GIANT ANTICLINE AND FRACTURES OCCURENCE

Geologic context about this km-scale anticline:

Anticline structures commonly host reservoirs and fractured reservoirs, in particular in carbonates. Assessing and discussing the fracture distribution in such tectonic structure remains challenging, in particular using seismic data in which the accuracy of the resolution does not allow to address this issue with confidence. Storage, injection or production are highly dependent of fracture connectivity, density, and apertures. Fracturing can occur in response to many parameters that need to be understood such as the regional tectonic setting, folding development, faulting development, deconfining phases etc. (Cavailhes et al., 2015). We therefore propose this outcrop picture and related interpretations to discuss the relations between folding and fracturing through a fictive well (borehole) crossing a giant anticline.

Scientific questions:

What could be the subsurface seismic expression of such folded structure?

What are the sub-seismic fractures/faults distribution and attributes?

What are the implications for subsurface reservoir compartimentalization?

Outcrop details:

The studied escarpment is 500 meters-high and therefore of seismic-resolution.  The Jurassic (Sinemurian/Hettangian) host succession is up to 300 m thick and is made of 10m-thick limestones (mainly in the upper part), marls and black shales strata (lower part). The black shales are organic-rich and could locally be considered as potential source rocks. The depth during the compressive deformation phases did not exceed 3-4 km. In addition, the exhumation phases have probably generated some fracture sets.

HOW COULD WE USE THIS OUTCROP IN SEISMIC INTERPRETATION?

Seismic-scale:

The anticline is box-shaped with an overturned flank. The lithological contrasts between black shales and limestones are rather well defined and would suggest that mechanical contrasts would be correctly imaged during seismic interpretations. Source rocks and reservoirs units would probably be interbedded in such marine depositional environments despite the fact that the ratio significantly evolve from the bottom to the top; indeed, the black shales are mainly located in the lower part of the fictive well. 

Sub-seismic-scale:

It is interesting to note that no clear link is established between fracture distribution and fold shape. In addition, there isn’t any clear spatial correlation between subseismic-scale fracturing and mechanical contrasts, this latter commonly leading to strata-bound fracture pattern (Huang and Angelier, 2009). Alternatively, the tightening of the anticline core could imply the observed fracture sets assuming that the fracture density increases downwards. Indeed, faults and fractures are much more developped in the fold « inner part/core » (intrado) than in the fold external part (extrado).  Indeed, diffuse fractures evolve to proper faults into the lower dold area, nearby the black shales. At this stage, we cannot be conclusive on this point.

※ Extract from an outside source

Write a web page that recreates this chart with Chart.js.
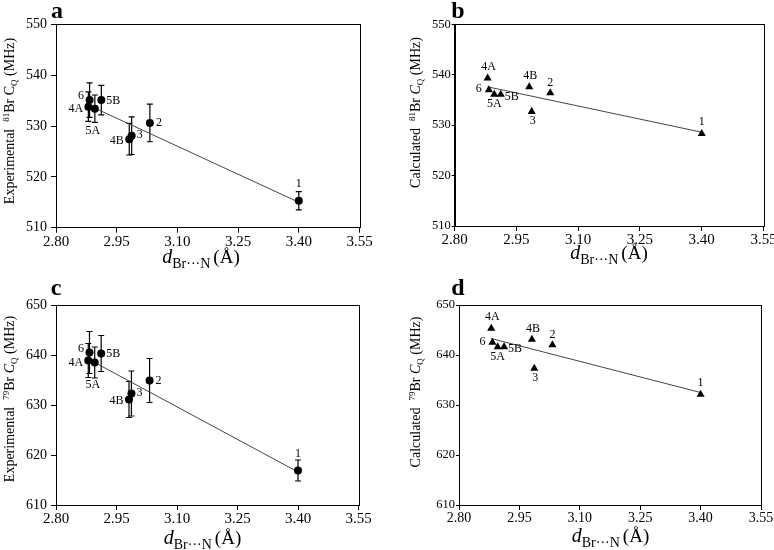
<!DOCTYPE html>
<html>
<head>
<meta charset="utf-8">
<script src="https://cdn.jsdelivr.net/npm/chart.js@4.4.0/dist/chart.umd.min.js"></script>
<style>
html, body { margin: 0; padding: 0; background: #fff; }
#wrap { position: relative; width: 774px; height: 550px; overflow: hidden; }
.panel { position: absolute; width: 387px; height: 275px; }
</style>
</head>
<body>
<div id="wrap">
  <div class="panel" style="left:0;top:0"><canvas id="chartA" width="387" height="275"></canvas></div>
  <div class="panel" style="left:387px;top:0"><canvas id="chartB" width="387" height="275"></canvas></div>
  <div class="panel" style="left:0;top:275px"><canvas id="chartC" width="387" height="275"></canvas></div>
  <div class="panel" style="left:387px;top:275px"><canvas id="chartD" width="387" height="275"></canvas></div>
</div>
<script>
// data
const compounds = ['1', '2', '3', '4A', '4B', '5A', '5B', '6'];
const dBrN = [3.400, 3.032, 2.987, 2.880, 2.981, 2.896, 2.912, 2.883];
const expCq81 = [515.3, 530.6, 528.1, 533.8, 527.4, 533.4, 535.1, 535.1];
const expCq81Err = [1.8, 3.7, 3.7, 2.9, 3.1, 2.7, 2.9, 3.4];
const calcCq81 = [528.3, 536.4, 532.7, 539.3, 537.6, 536.1, 536.1, 537.0];
const expCq79 = [616.9, 634.9, 632.3, 638.9, 631.1, 638.5, 640.3, 640.5];
const expCq79Err = [2.1, 4.4, 4.5, 3.4, 3.6, 3.1, 3.6, 4.2];
const calcCq79 = [632.1, 642.0, 637.3, 645.3, 643.1, 641.6, 641.6, 642.5];

// trend line end points
const fitX = [2.880, 3.400];
const fitExp81 = [534.1, 515.0];
const fitCalc81 = [537.6, 528.6];
const fitExp79 = [639.2, 616.6];
const fitCalc79 = [643.3, 632.5];

const xTicks = [2.80, 2.95, 3.10, 3.25, 3.40, 3.55];
const yTicks81 = [510, 520, 530, 540, 550];
const yTicks79 = [610, 620, 630, 640, 650];

// label placement (pixel offsets from the marker)
const labelOffsetsExp = { '1': [0, -17], '2': [9, 0], '3': [8, -0.5], '4A': [-12.5, 2], '4B': [-12.5, 1.5], '5A': [-2, 22], '5B': [12, 0.5], '6': [-8.5, -4] };
const labelOffsetsCalc = { '1': [0, -11.5], '2': [0, -10.5], '3': [1, 9.5], '4A': [1, -11.5], '4B': [1, -10.5], '5A': [0, 9.5], '5B': [11, 2], '6': [-10, -1] };

const SERIF = '"Liberation Serif", "Times New Roman", serif';
Chart.defaults.font.family = SERIF;
Chart.defaults.color = '#000';

function fontOf(p) {
    return (p.italic ? 'italic ' : '') + (p.bold ? 'bold ' : '') + p.s + 'px ' + SERIF;
}

// draws a run of text parts centred on (x, y), optionally rotated
function drawRich(ctx, parts, x, y, rotate) {
    ctx.save();
    ctx.translate(x, y);
    if (rotate) ctx.rotate(-Math.PI / 2);
    let total = 0;
    parts.forEach(p => {
        ctx.font = fontOf(p);
        p.w = ctx.measureText(p.t).width;
        total += p.w + (p.gap || 0);
    });
    let cx = -total / 2;
    ctx.fillStyle = '#000';
    ctx.textBaseline = 'alphabetic';
    ctx.textAlign = 'left';
    parts.forEach(p => {
        ctx.font = fontOf(p);
        ctx.fillText(p.t, cx, p.dy || 0);
        cx += p.w + (p.gap || 0);
    });
    ctx.restore();
}

const panelDeco = {
    id: 'panelDeco',
    beforeDatasetsDraw(chart, args, opts) {
        if (!opts.errors) return;
        const ctx = chart.ctx, xs = chart.scales.x, ys = chart.scales.y;
        const pts = chart.data.datasets[0].data;
        ctx.save();
        ctx.strokeStyle = '#000';
        ctx.lineWidth = 1.2;
        pts.forEach((p, i) => {
            const e = opts.errors[i];
            const px = xs.getPixelForValue(p.x);
            const top = ys.getPixelForValue(p.y + e);
            const bot = ys.getPixelForValue(p.y - e);
            ctx.beginPath();
            ctx.moveTo(px, top); ctx.lineTo(px, bot);
            ctx.moveTo(px - 3, top); ctx.lineTo(px + 3, top);
            ctx.moveTo(px - 3, bot); ctx.lineTo(px + 3, bot);
            ctx.stroke();
        });
        ctx.restore();
    },
    afterDatasetsDraw(chart, args, opts) {
        const ctx = chart.ctx;
        const meta = chart.getDatasetMeta(0);
        ctx.save();
        ctx.fillStyle = '#000';
        ctx.font = opts.labelSize + 'px ' + SERIF;
        ctx.textAlign = 'center';
        ctx.textBaseline = 'middle';
        meta.data.forEach((el, i) => {
            const name = compounds[i];
            const off = opts.offsets[name];
            ctx.fillText(name, el.x + off[0], el.y + off[1]);
        });
        ctx.restore();
    },
    afterDraw(chart, args, opts) {
        const ctx = chart.ctx, a = chart.chartArea;
        ctx.save();
        ctx.strokeStyle = '#000';
        ctx.lineWidth = 1;
        ctx.strokeRect(Math.round(a.left) + 0.5, Math.round(a.top) + 0.5,
            Math.round(a.right - a.left), Math.round(a.bottom - a.top));
        ctx.restore();
        drawRich(ctx, opts.yTitle, opts.yTitlePos[0], opts.yTitlePos[1], true);
        drawRich(ctx, opts.xTitle, opts.xTitlePos[0], opts.xTitlePos[1], false);
        drawRich(ctx, [{ t: opts.letter, s: 24, bold: true }], opts.letterPos[0], opts.letterPos[1], false);
    }
};
Chart.register(panelDeco);

function xTitleParts() {
    return [
        { t: 'd', s: 20, italic: true },
        { t: 'Br\u00B7\u00B7\u00B7N', s: 14, dy: 5, gap: 3 },
        { t: '(\u00C5)', s: 19 }
    ];
}

function yTitleParts(word, iso, size, italicC) {
    return [
        { t: word + '  ', s: size },
        { t: iso, s: 9, dy: -5 },
        { t: 'Br ', s: size },
        { t: 'C', s: size, italic: italicC },
        { t: 'Q', s: 9, dy: 3 },
        { t: ' (MHz)', s: size }
    ];
}

function makePanel(id, cfg) {
    const points = compounds.map((c, i) => ({ x: dBrN[i], y: cfg.values[i] }));
    const fit = fitX.map((x, i) => ({ x: x, y: cfg.fit[i] }));
    new Chart(document.getElementById(id).getContext('2d'), {
        type: 'scatter',
        data: {
            datasets: [{
                data: points,
                pointStyle: cfg.marker,
                pointRadius: cfg.marker === 'triangle' ? 4.7 : 4,
                backgroundColor: '#000',
                borderColor: '#000',
                borderWidth: 0
            }, {
                data: fit,
                showLine: true,
                pointRadius: 0,
                borderColor: '#444',
                borderWidth: 1
            }]
        },
        options: {
            responsive: false,
            animation: false,
            events: [],
            layout: { padding: { left: 0, top: cfg.top, right: cfg.right, bottom: 0 } },
            plugins: {
                legend: { display: false },
                tooltip: { enabled: false },
                panelDeco: {
                    errors: cfg.errors,
                    offsets: cfg.offsets,
                    labelSize: cfg.labelSize,
                    yTitle: cfg.yTitle,
                    yTitlePos: cfg.yTitlePos,
                    xTitle: xTitleParts(),
                    xTitlePos: cfg.xTitlePos,
                    letter: cfg.letter,
                    letterPos: cfg.letterPos
                }
            },
            scales: {
                x: {
                    type: 'linear', min: 2.80, max: 3.55,
                    afterBuildTicks: s => { s.ticks = xTicks.map(v => ({ value: v })); },
                    afterFit: s => { s.height = cfg.xAxisH; s.paddingLeft = 0; s.paddingRight = 0; },
                    ticks: { font: { size: cfg.xTickSize }, padding: 0, maxRotation: 0, autoSkip: false, callback: v => Number(v).toFixed(2) },
                    grid: { drawOnChartArea: false, color: '#000', tickLength: 5 },
                    border: { color: '#000' }
                },
                y: {
                    type: 'linear', min: cfg.yTicks[0], max: cfg.yTicks[cfg.yTicks.length - 1],
                    afterBuildTicks: s => { s.ticks = cfg.yTicks.map(v => ({ value: v })); },
                    afterFit: s => { s.width = cfg.yAxisW; s.paddingTop = 0; s.paddingBottom = 0; },
                    ticks: { font: { size: cfg.yTickSize }, padding: cfg.yTickPad, autoSkip: false, callback: v => String(v) },
                    grid: { drawOnChartArea: false, color: '#000', tickLength: cfg.yTickLen },
                    border: { color: '#000' }
                }
            }
        }
    });
}

makePanel('chartA', {
    values: expCq81, errors: expCq81Err, fit: fitExp81, marker: 'circle',
    offsets: labelOffsetsExp, labelSize: 12, yTicks: yTicks81,
    top: 24.3, right: 27.5, xAxisH: 47.3, yAxisW: 56,
    xTickSize: 15, yTickSize: 14, yTickPad: 4, yTickLen: 5,
    yTitle: yTitleParts('Experimental', '81', 14, false), yTitlePos: [13.5, 121],
    xTitlePos: [201, 263], letter: 'a', letterPos: [57, 18]
});

makePanel('chartB', {
    values: calcCq81, errors: null, fit: fitCalc81, marker: 'triangle',
    offsets: labelOffsetsCalc, labelSize: 12, yTicks: yTicks81,
    top: 24.3, right: 10.5, xAxisH: 49, yAxisW: 67.7,
    xTickSize: 15, yTickSize: 12.5, yTickPad: 1, yTickLen: 3,
    yTitle: yTitleParts('Calculated', '81', 14, true), yTitlePos: [33, 112.5],
    xTitlePos: [222, 259], letter: 'b', letterPos: [71, 18]
});

makePanel('chartC', {
    values: expCq79, errors: expCq79Err, fit: fitExp79, marker: 'circle',
    offsets: labelOffsetsExp, labelSize: 12, yTicks: yTicks79,
    top: 30, right: 28.5, xAxisH: 45, yAxisW: 56,
    xTickSize: 15, yTickSize: 14, yTickPad: 4, yTickLen: 5,
    yTitle: yTitleParts('Experimental', '79', 14, true), yTitlePos: [13.5, 124],
    xTitlePos: [202.5, 269], letter: 'c', letterPos: [56, 20]
});

makePanel('chartD', {
    values: calcCq79, errors: null, fit: fitCalc79, marker: 'triangle',
    offsets: labelOffsetsCalc, labelSize: 12, yTicks: yTicks79,
    top: 30, right: 13, xAxisH: 45, yAxisW: 72,
    xTickSize: 14, yTickSize: 12.5, yTickPad: 1, yTickLen: 3,
    yTitle: yTitleParts('Calculated', '79', 14, true), yTitlePos: [33, 117],
    xTitlePos: [223.5, 267], letter: 'd', letterPos: [71, 20]
});
</script>
</body>
</html>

3 alternatives would deserve a discussion based on an accurate field work :

– The fracture pattern is related to the fold shape because of the higher density of structural heterogeneities in the fold core than in the fold external parts.

– The recognized fracture pattern  is related to a later tectonic event than the one which has led to the km-scale fold (e.g. strike-slip perpendicular to the structure).

– The mechanical transition between the black shales and the upper carbonates would lead to a localization of the deformation and an incease in fracture density.

Feel free to constructively comment this open discussion. Feel free to provide relevant references where similar structural geometries, sedimentary or diagenetic contexts,  have been recognized or forecasted.

Scientific references:

Cavailhes, T.,Funk, E., Monstad, S., Paulissen, W., Marré, J., Riva, A., Looser, M., Chalabi, A., Figa, M., Morset-Klokk, H., Canner, K., Berner Mitchell, K., and N. Bang, 2015, Investigating the hierarchical impact of polygenetic fracture populations in compressive settings: Implications on static fracture modelling:  Conference: Banff Alberta, Mountjoy meeting: Advances in characterization and modeling of Complex Carbonate Reservoirs.

Huang, Q., Angelier, J., 2009, Fracture spacing and its relation to bed thickness:Geological Magazine, 126, 4, 355-362, Cambridge University Press.